Roger Proeis / Founder
16 December 2025
Why Brand Decisions Can’t Wait for the Deal to Settle
You just acquired a company. The deal is signed. The lawyers are done. Now comes the part nobody warned you about.
Integration is where value is either captured or destroyed. Most M&A leaders know this. What they underestimate is where the destruction usually starts. It is not the technology migration. It is not the operational restructuring. It is the forty-eight hours after announcement — when employees, customers, and competitors all ask the same question at the same time, and nobody has an answer ready.
We call this the Day One Vacuum. And the brands that get damaged in acquisitions are almost always damaged here, in this window, before the ink is even dry on the integration plan.
What Fills the Vacuum
In the absence of a clear story, rumour fills the void.
Employees at the acquired company ask whether they are being erased. Whether their culture survives. Whether the things that made their workplace worth showing up to are about to be rationalised away by a parent company that doesn’t understand what it bought.
Customers ask whether their support is going away. Whether the price is going up. Whether the product they depend on is about to be absorbed into something they didn’t choose.
Competitors ask nothing. They act. They call your customers. They recruit your people. They position themselves as the stable alternative to your distraction.
All of this happens in the first week. Most integration teams are still debating the org chart.
The Three Architecture Choices
There are three strategic options for how you handle the acquired brand, and each carries a different risk profile.
The first is the House of Brands — keep the acquired brand entirely separate. Low integration risk, low culture shock, but high overhead and minimal synergy. You have bought a business and kept it at arm’s length.
The second is the Branded House — absorb the acquired brand immediately under the parent. Maximum efficiency, maximum risk. If the acquired company’s customers bought because of who that company was, you have just told them that company no longer exists. Churn follows.

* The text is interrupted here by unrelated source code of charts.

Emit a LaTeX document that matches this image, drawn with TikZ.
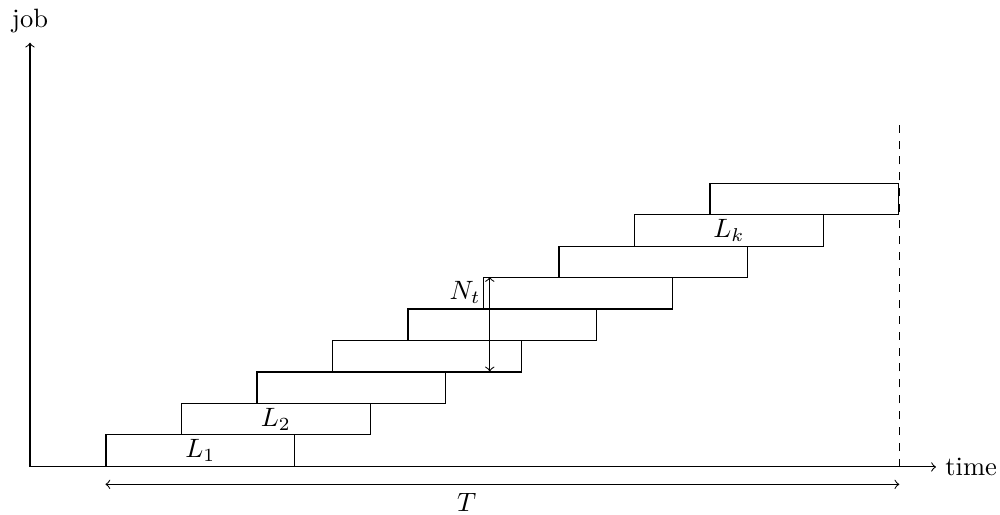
\documentclass[tikz,border=0pt]{standalone}
\usepackage{amsmath}
\usetikzlibrary{positioning,calc}

\begin{document}
\begin{tikzpicture}[
  jobbox/.style={draw, minimum width=2.5cm, minimum height=4.17mm,
                 inner sep=0pt, anchor=south west},
  axis/.style={->},
  span/.style={<->}
]
\useasboundingbox (-0.397,-0.636) rectangle (12.848,6.185);
% axes
\coordinate (o) at (0,0);
\coordinate (xend) at (12,0);
\coordinate (yend) at (0,5.62);
\draw[axis] (o) -- (xend) node[right] {time};
\draw[axis] (o) -- (yend) node[above] {job};
% jobs
\foreach \i/\lab in {0/$L_1$,1/$L_2$,2/,3/,4/,5/,6/,7/$L_k$,8/}
  \node[jobbox] (j\i) at (1+\i,0.417*\i) {\lab};
% horizon
\coordinate (hbot) at (j8.south east |- o);
\coordinate (htop) at ($(hbot)+(0,4.57)$);
\draw[dashed] (hbot) -- (htop);
% total time
\coordinate (tl) at ($(j0.south west)+(0,-0.23)$);
\coordinate (tr) at (hbot |- tl);
\draw[span] (tl) -- (tr) node[below, pos=0.455] {$T$};
% jobs in progress
\coordinate (nt) at ($(j5.north west)+(0.09,0)$);
\coordinate (nb) at (nt |- j2.north);
\draw[span] (nt) -- (nb) node[left, pos=0.16] {$N_t$};
\end{tikzpicture}
\end{document}
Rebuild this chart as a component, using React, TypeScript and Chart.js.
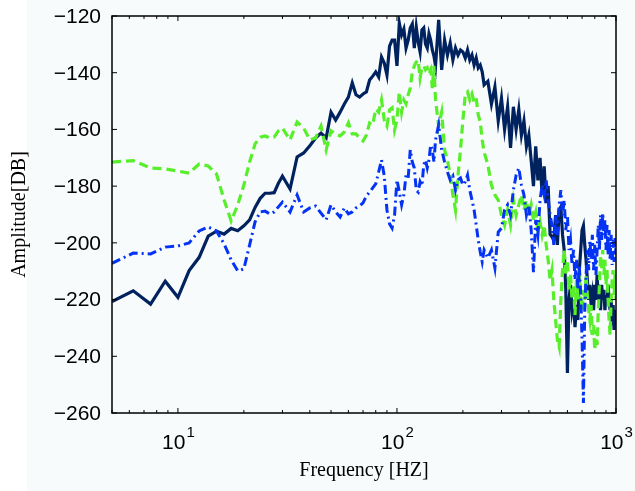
import React, { useEffect, useRef } from "react";
import { Chart, registerables } from "chart.js";

Chart.register(...registerables);

// Frequencies (Hz) shared by the three spectra
const freqs = [
  5, 6.25, 7.5, 8.75, 10, 11.25, 12.5, 13.75, 15, 16.25, 17.5, 18.75, 20, 21.25, 22.5, 23.75, 25, 26.25, 27.5, 28.75, 30,
  32.5, 35, 37.5, 40, 42.5, 45, 47.5, 50, 52.5, 55, 57.5, 60, 62.5, 65, 67.5, 70, 72.5, 75, 77.5, 80, 82.5, 85, 87.5, 90, 92.5, 95, 97.5, 100,
  102.5, 105, 107.5, 110, 112.5, 115, 117.5, 120, 122.5, 125, 127.5, 130, 132.5, 135, 137.5, 140, 142.5, 145, 147.5, 150,
  155, 160, 165, 170, 175, 180, 185, 190, 195, 200, 205, 210, 215, 220, 225, 230, 235, 240, 245, 250,
  260, 270, 280, 290, 300, 310, 320, 330, 340, 350, 360, 370, 380, 390, 400, 410, 420, 430, 440, 450, 460, 470, 480, 490, 500,
  510, 520, 530, 540, 550, 560, 570, 580, 590, 600, 610, 620, 630, 640, 650, 660, 670, 680, 690, 700,
  710, 720, 730, 740, 750, 760, 770, 780, 790, 800, 810, 820, 830, 840, 850, 860, 870, 880, 890, 900,
  910, 920, 930, 940, 950, 960, 970, 980, 990, 1000,
];

// Dark navy solid line
const navySeries = [
  -220.7, -216.9, -221.6, -213.5, -219.2, -209.8, -205.1, -197.6, -195.9, -196.9, -194.9, -195.7, -194.0, -191.9, -187.5, -184.3, -182.5, -182.5, -182.3, -179.0, -176.5,
  -181.0, -169.7, -168.3, -165.8, -163.0, -161.3, -163.0, -153.9, -156.7, -153.9, -151.0, -148.6, -143.6, -147.8, -148.6, -147.5, -146.8, -142.6, -141.2, -139.7, -141.5, -134.5, -136.6, -140.8, -130.6, -128.5, -128.5, -137.6,
  -122.5, -126.7, -124.6, -131.3, -128.5, -124.2, -122.8, -131.3, -123.9, -129.2, -132.7, -124.9, -124.2, -129.9, -131.3, -126.3, -128.5, -132.0, -134.1, -137.6,
  -121.4, -139.0, -128.5, -133.8, -129.5, -135.5, -131.3, -133.8, -132.0, -132.7, -134.8, -132.0, -135.5, -133.8, -137.3, -134.8, -138.3, -137.3, -139.7, -144.3,
  -143.0, -151.0, -145.0, -157.0, -149.0, -160.0, -152.0, -166.5, -152.0, -160.0, -153.0, -162.0, -157.0, -166.0, -162.0, -171.0, -180.0, -166.0, -178.0, -170.0, -183.0, -173.0, -186.0, -180.0, -197.0,
  -197.9, -199.0, -190.2, -200.7, -188.4, -187.3, -197.2, -202.5, -216.6, -245.9, -220.1, -214.8, -223.7, -220.1, -229.7, -221.9, -227.2, -209.6, -202.5, -195.5,
  -194.0, -200.7, -206.0, -213.1, -220.1, -214.8, -221.9, -218.4, -223.7, -214.8, -220.1, -211.3, -220.1, -214.8, -223.7, -214.8, -220.1, -216.6, -223.7, -218.4,
  -221.9, -214.8, -220.1, -223.7, -220.1, -229.0, -221.9, -230.7, -223.7, -229.0,
];

// Light green dashed line
const greenSeries = [
  -171.5, -171.0, -173.6, -173.9, -174.7, -175.4, -172.2, -172.9, -175.7, -184.9, -192.3, -186.6, -179.6, -171.5, -165.1, -162.7, -162.3, -163.0, -162.7, -160.5, -159.5,
  -163.7, -157.4, -159.5, -163.7, -163.0, -158.8, -167.2, -160.5, -161.6, -162.3, -160.9, -157.7, -161.6, -161.6, -163.0, -164.1, -162.0, -157.7, -158.4, -152.8, -153.9, -149.6, -156.7, -158.8, -153.1, -152.4, -160.2, -156.7,
  -146.8, -153.9, -149.6, -151.0, -147.9, -145.4, -139.7, -137.6, -136.2, -135.5, -141.9, -138.3, -137.6, -139.0, -138.3, -140.5, -139.0, -145.4, -137.6, -149.6,
  -158.8, -153.9, -167.2, -170.8, -176.1, -183.1, -188.4, -176.1, -167.2, -156.7, -147.9, -146.8, -149.6, -147.5, -150.3, -148.9, -154.9, -157.4, -163.7, -168.0,
  -172.5, -179.6, -183.1, -184.9, -190.2, -193.7, -188.4, -193.7, -184.9, -190.2, -186.6, -183.1, -188.4, -184.9, -190.2, -186.6, -191.9, -189.1, -195.5, -192.6, -197.2, -193.7, -200.7, -206.0, -213.1,
  -209.6, -220.1, -227.2, -234.2, -236.7, -220.1, -209.6, -202.5, -211.3, -206.0, -216.6, -211.3, -220.1, -214.8, -225.4, -213.1, -220.1, -209.6, -218.4, -223.7,
  -216.6, -220.1, -211.3, -218.4, -223.7, -227.2, -221.9, -232.5, -229.0, -237.8, -230.7, -236.0, -223.7, -214.8, -204.3, -209.6, -202.5, -211.3, -206.0, -214.8,
  -209.6, -220.1, -227.2, -232.5, -220.1, -213.1, -209.6, -218.4, -211.3, -220.1,
];

// Bright blue dash-dot line
const blueSeries = [
  -207.2, -203.6, -203.9, -201.5, -201.1, -200.0, -195.8, -194.4, -195.8, -200.4, -206.0, -209.9, -209.2, -200.7, -192.6, -189.1, -188.8, -189.8, -189.1, -187.3, -185.6,
  -189.1, -183.1, -189.1, -187.7, -187.0, -189.5, -191.9, -186.6, -189.1, -190.9, -187.7, -189.8, -189.1, -187.7, -187.0, -185.9, -183.5, -182.1, -180.6, -179.2, -175.0, -170.8, -176.4, -188.4, -193.3, -194.8, -190.2, -177.8,
  -182.1, -186.6, -183.1, -176.1, -177.1, -167.2, -171.5, -173.6, -181.4, -182.1, -178.5, -179.9, -172.5, -170.8, -173.6, -170.8, -165.5, -167.2, -171.5, -163.7,
  -158.4, -167.2, -171.5, -175.0, -177.8, -176.4, -181.4, -177.8, -177.1, -179.6, -178.5, -176.1, -181.4, -184.9, -188.4, -193.7, -199.0, -203.2, -206.7, -202.5,
  -205.3, -202.5, -208.9, -196.2, -194.8, -188.4, -186.6, -190.2, -181.4, -176.1, -173.6, -179.6, -183.1, -190.2, -186.6, -195.5, -210.3, -191.9, -197.2, -184.9, -179.6, -183.1, -177.8, -184.9, -190.2,
  -193.7, -200.7, -190.2, -197.2, -186.6, -181.4, -190.2, -184.9, -195.5, -190.2, -202.5, -199.0, -207.8, -202.5, -213.1, -206.0, -216.6, -207.8, -218.4, -234.2,
  -256.5, -223.7, -211.3, -202.5, -209.6, -199.0, -206.0, -197.2, -209.6, -200.7, -211.3, -202.5, -193.7, -202.5, -190.2, -199.0, -189.5, -197.2, -191.9, -202.5,
  -193.7, -204.3, -195.5, -206.0, -197.2, -207.8, -199.0, -206.7, -198.3, -204.3,
];

const yTickValues = [-120, -140, -160, -180, -200, -220, -240, -260];
const xDecadeTicks = [10, 100, 1000];
const xDecadeExponents = ["1", "2", "3"];
const minorMultipliers = [2, 3, 4, 5, 6, 7, 8, 9];
const minorDecades = [1, 10, 100];
const xTitle = "Frequency [HZ]";
const yTitle = "Amplitude[DB]";

const W = 635;
const H = 491;

const framePlugin = {
  id: "matlabFrame",
  beforeDraw(chart: any) {
    const ctx = chart.ctx;
    ctx.save();
    ctx.fillStyle = "#ffffff";
    ctx.fillRect(0, 0, chart.width, chart.height);
    ctx.fillStyle = "#f8fbfb";
    ctx.fillRect(27, 0, chart.width - 27, chart.height);
    ctx.restore();
  },
  afterDraw(chart: any) {
    const ctx = chart.ctx as CanvasRenderingContext2D;
    const a = chart.chartArea;
    const xs = chart.scales.x;
    const ys = chart.scales.y;
    ctx.save();
    ctx.strokeStyle = "#000";
    ctx.lineWidth = 1.5;
    ctx.strokeRect(a.left, a.top, a.right - a.left, a.bottom - a.top);

    const seg = (x1: number, y1: number, x2: number, y2: number) => {
      ctx.beginPath();
      ctx.moveTo(x1, y1);
      ctx.lineTo(x2, y2);
      ctx.stroke();
    };
    ctx.lineWidth = 1;
    for (const v of yTickValues) {
      const y = ys.getPixelForValue(v);
      seg(a.left, y, a.left + 5, y);
      seg(a.right, y, a.right - 5, y);
    }
    for (const d of minorDecades) {
      for (const m of minorMultipliers) {
        const f = m * d;
        if (f < xs.min || f > xs.max) continue;
        const x = xs.getPixelForValue(f);
        seg(x, a.bottom, x, a.bottom - 3);
        seg(x, a.top, x, a.top + 3);
      }
    }
    for (const f of xDecadeTicks) {
      const x = xs.getPixelForValue(f);
      seg(x, a.bottom, x, a.bottom - 5);
      seg(x, a.top, x, a.top + 5);
    }

    // y tick labels
    ctx.fillStyle = "#000";
    ctx.font = '21px "Liberation Sans"';
    ctx.textAlign = "right";
    ctx.textBaseline = "middle";
    for (const v of yTickValues) {
      const y = ys.getPixelForValue(v);
      const txt = (v < 0 ? "\u2212" : "") + Math.abs(v);
      ctx.fillText(txt, a.left - 11, y + 1);
    }

    // x tick labels 10^n
    ctx.textAlign = "left";
    ctx.textBaseline = "alphabetic";
    xDecadeTicks.forEach((f, i) => {
      const x = xs.getPixelForValue(f);
      ctx.font = '21px "Liberation Sans"';
      const wb = ctx.measureText("10").width;
      ctx.font = '15px "Liberation Sans"';
      const we = ctx.measureText(xDecadeExponents[i]).width;
      const start = x - (wb + we) / 2;
      ctx.font = '21px "Liberation Sans"';
      ctx.fillText("10", start, a.bottom + 36);
      ctx.font = '15px "Liberation Sans"';
      ctx.fillText(xDecadeExponents[i], start + wb + 1, a.bottom + 24);
    });

    // axis titles
    ctx.font = '20px "Liberation Serif"';
    ctx.textAlign = "center";
    ctx.fillText(xTitle, (a.left + a.right) / 2, a.bottom + 63);
    ctx.save();
    ctx.translate(25, (a.top + a.bottom) / 2);
    ctx.rotate(-Math.PI / 2);
    ctx.fillText(yTitle, 0, 0);
    ctx.restore();
    ctx.restore();
  },
};

export default function App() {
  const ref = useRef<HTMLCanvasElement | null>(null);
  useEffect(() => {
    if (!ref.current) return;
    const mk = (vals: number[]) => freqs.map((f, i) => ({ x: f, y: vals[i] }));
    const chart = new Chart(ref.current, {
      type: "line",
      data: {
        datasets: [
          {
            label: "navy",
            data: mk(navySeries),
            borderColor: "#00225e",
            borderWidth: 3.2,
            pointRadius: 0,
            tension: 0,
            order: 3,
          },
          {
            label: "green",
            data: mk(greenSeries),
            borderColor: "#57ee2a",
            borderWidth: 3.2,
            borderDash: [9, 5],
            pointRadius: 0,
            tension: 0,
            order: 2,
          },
          {
            label: "blue",
            data: mk(blueSeries),
            borderColor: "#0433f5",
            borderWidth: 3,
            borderDash: [9, 4, 2, 4],
            pointRadius: 0,
            tension: 0,
            order: 1,
          },
        ],
      },
      options: {
        animation: false,
        responsive: false,
        devicePixelRatio: 1,
        parsing: false as any,
        normalized: true,
        layout: { padding: { left: 112, right: 19, top: 16, bottom: 78 } },
        plugins: { legend: { display: false }, tooltip: { enabled: false } },
        events: [],
        scales: {
          x: { type: "logarithmic", min: 5, max: 1000, display: false },
          y: { type: "linear", min: -260, max: -120, display: false },
        },
      },
      plugins: [framePlugin],
    });
    return () => chart.destroy();
  }, []);
  return (
    <div style={{ position: "fixed", left: 0, top: 0, width: W, height: H }}>
      <canvas ref={ref} width={W} height={H} style={{ width: W, height: H, display: "block" }} />
    </div>
  );
}
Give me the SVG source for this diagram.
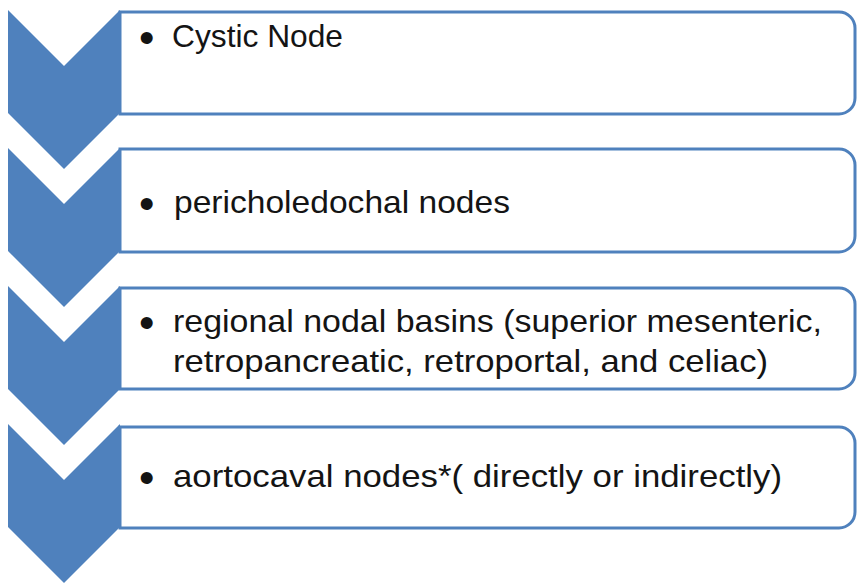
<svg xmlns="http://www.w3.org/2000/svg" width="858" height="583" viewBox="0 0 858 583">
<style>
.chev{fill:#4f81bd;stroke:none}
.box{fill:#ffffff;stroke:#4f81bd;stroke-width:3}
.t{font-family:"Liberation Sans",Arial,sans-serif;font-size:32px;fill:#141414}
.b{font-family:"Liberation Sans",Arial,sans-serif;font-size:44px;fill:#141414}
</style>
<rect width="858" height="583" fill="#ffffff"/>
<g id="connectors"></g>
<g id="node1">
<path class="box" d="M120,12 H839 A16,16 0 0 1 855,28 V98 A16,16 0 0 1 839,114 H120 Z"/>
<path class="chev" d="M8,10 L64,66 L120,10 V113 L64,169 L8,113 Z"/>
<text class="b" x="139" y="53">•</text>
<text class="t" x="172" y="47" textLength="171" lengthAdjust="spacingAndGlyphs">Cystic Node</text>
</g>
<g id="node2">
<path class="box" d="M120,149 H839 A16,16 0 0 1 855,165 V236 A16,16 0 0 1 839,252 H120 Z"/>
<path class="chev" d="M8,148 L64,204 L120,148 V251 L64,307 L8,251 Z"/>
<text class="b" x="139" y="219">•</text>
<text class="t" x="174" y="213" textLength="336" lengthAdjust="spacingAndGlyphs">pericholedochal nodes</text>
</g>
<g id="node3">
<path class="box" d="M120,288 H839 A16,16 0 0 1 855,304 V373 A16,16 0 0 1 839,389 H120 Z"/>
<path class="chev" d="M8,286 L64,342 L120,286 V389 L64,445 L8,389 Z"/>
<text class="b" x="139" y="338">•</text>
<text class="t" x="173" y="332" textLength="649" lengthAdjust="spacingAndGlyphs">regional nodal basins (superior mesenteric,</text>
<text class="t" x="173" y="372" textLength="595" lengthAdjust="spacingAndGlyphs">retropancreatic, retroportal, and celiac)</text>
</g>
<g id="node4">
<path class="box" d="M120,427 H839 A16,16 0 0 1 855,443 V512 A16,16 0 0 1 839,528 H120 Z"/>
<path class="chev" d="M8,424 L64,480 L120,424 V527 L64,583 L8,527 Z"/>
<text class="b" x="139" y="493">•</text>
<text class="t" x="173" y="487" textLength="609" lengthAdjust="spacingAndGlyphs">aortocaval nodes*( directly or indirectly)</text>
</g>
</svg>
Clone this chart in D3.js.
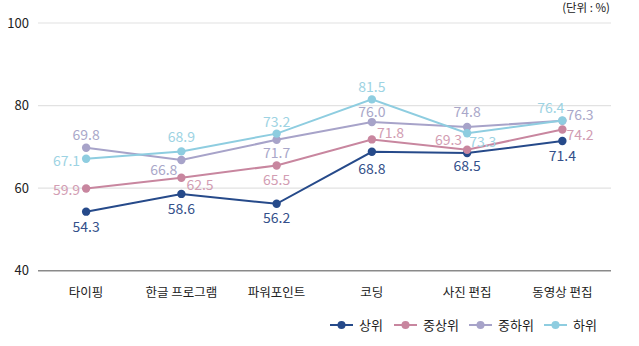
<!DOCTYPE html>
<html><head><meta charset="utf-8">
<script src="https://cdn.jsdelivr.net/npm/d3@7"></script>
<style>body{margin:0;background:#fff}svg{display:block;font-family:"Noto Sans CJK KR","Noto Sans",sans-serif}</style>
</head><body><svg id="c" width="639" height="346"></svg>
<script>
const categories = ["타이핑","한글 프로그램","파워포인트","코딩","사진 편집","동영상 편집"];
const seriesNames = ["상위","중상위","중하위","하위"];
const top1 = [54.3,58.6,56.2,68.8,68.5,71.4];
const midHigh = [59.9,62.5,65.5,71.8,69.3,74.2];
const midLow = [69.8,66.8,71.7,76.0,74.8,76.3];
const low = [67.1,68.9,73.2,81.5,73.3,76.4];
const yTicks = [40,60,80,100];
// label placement per point: [anchor, dx, dy of text centre]
const labelPos = [
  [["m",0,15],["m",0,15],["m",0,14.5],["m",0,17],["m",0,13],["m",0,15]],
  [["e",-6,1.7],["s",5,7],["m",0,14.5],["s",5,-6.5],["e",-5,-10],["s",4,5]],
  [["m",0,-13],["e",-4,10],["m",0,13],["m",0,-10],["m",0,-15],["s",4,-5.5]],
  [["e",-6,2],["m",0,-14],["m",0,-11.5],["m",0,-12],["s",2,8.5],["e",2,-12.5]]
];
const colors = ["#264a8a","#c8869f","#a7a3c9","#8ecde0"];
const labelColors = ["#34508a","#d29db3","#a9a7c9","#9dd3e3"];
const data = [top1, midHigh, midLow, low];

const svg = d3.select("#c");
const x = d3.scalePoint().domain(categories).range([38.5,610]).padding(0.5);
const y = d3.scaleLinear().domain([40,100]).range([270.7,23]);

// grid
svg.append("g").selectAll("line").data(yTicks.filter(t=>t>40)).join("line")
  .attr("x1",38).attr("x2",611).attr("y1",d=>y(d)).attr("y2",d=>y(d))
  .attr("stroke","#e2e2e2").attr("stroke-width",1.2);
svg.append("line").attr("x1",38).attr("x2",611).attr("y1",y(40)).attr("y2",y(40))
  .attr("stroke","#8a8a8a").attr("stroke-width",1.5);
svg.append("g").selectAll("text").data(yTicks).join("text")
  .attr("x",29).attr("y",d=>y(d)).attr("dy","0.35em").attr("text-anchor","end")
  .attr("font-size",13).attr("fill","#222").text(d=>d);
svg.append("g").selectAll("text").data(categories).join("text")
  .attr("x",d=>x(d)).attr("y",297).attr("text-anchor","middle")
  .attr("font-size",12.5).attr("fill","#222").text(d=>d);
svg.append("text").attr("x",610).attr("y",12).attr("text-anchor","end")
  .attr("font-size",11.5).attr("fill","#222").text("(단위 : %)");

const line = d3.line().x((d,i)=>x(categories[i])).y(d=>y(d));
data.forEach((vals,s)=>{
  const g = svg.append("g");
  g.append("path").datum(vals).attr("d",line).attr("fill","none")
    .attr("stroke",colors[s]).attr("stroke-width",2);
  g.selectAll("circle").data(vals).join("circle")
    .attr("cx",(d,i)=>x(categories[i])).attr("cy",d=>y(d)).attr("r",4.2).attr("fill",colors[s]);
});
const anchors = {m:"middle",s:"start",e:"end"};
data.forEach((vals,s)=>{
  svg.append("g").selectAll("text").data(vals).join("text")
    .each(function(d,i){
      const [a,dx,dy] = labelPos[s][i];
      d3.select(this).attr("x",x(categories[i])+dx).attr("y",y(d)+dy+5)
        .attr("text-anchor",anchors[a]);
    })
    .attr("font-size",14).attr("fill",labelColors[s]).text(d=>d.toFixed(1));
});

// legend
const legX = [330,394,469,544];
const lg = svg.append("g");
seriesNames.forEach((n,s)=>{
  const g = lg.append("g").attr("transform",`translate(${legX[s]},325)`);
  g.append("line").attr("x1",0).attr("x2",23).attr("stroke",colors[s]).attr("stroke-width",2);
  g.append("circle").attr("cx",11.5).attr("r",4).attr("fill",colors[s]);
  g.append("text").attr("x",29).attr("dy","0.35em").attr("font-size",13).attr("fill","#222").text(n);
});
</script></body></html>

The third is the Hybrid — a transitional endorsement model, where the acquired brand continues under a “by” or “a [parent company]” designation, giving customers and employees time to transfer their trust before the full absorption happens.
There is no universally correct answer. The right architecture depends on what you actually bought — the product, the customer relationships, the talent, or the brand equity itself. But the decision needs to be made before Day One, not during the integration review six months later.
What You Need on Day One
You don’t need a finished logo. You don’t need a new website. You don’t need a unified brand system.
You need a finished narrative.
A clear, honest answer to the question every employee and every customer is already asking: why is this a net positive for me, not just for the shareholders? That answer needs to be specific. It needs to be true. And it needs to reach people before the rumour does.
The narrative covers three things. What is staying the same — the product, the team, the commitments that existed before the deal. What is getting better — the resources, the reach, the capabilities the acquirer brings. And what the combined entity is now able to do that neither could do alone.
This is not spin. It is the legitimate value of the deal, translated into language that means something to the people whose behaviour you need to influence.
The Asset You Paid For
Every acquisition has a price. Part of what you paid for is the trust the acquired brand has built with its customers over time. That trust is an asset — intangible, unaudited, and entirely capable of evaporating if you handle the transition badly.
If you flatten the acquired brand’s identity without transferring its trust to the new parent, you destroy the very thing that justified the premium. The customers who stayed because of who that company was will leave when that company disappears.
The brand work in an acquisition is not about making things look unified. It is about protecting the trust that was already there — and building a bridge strong enough to carry it into whatever comes next.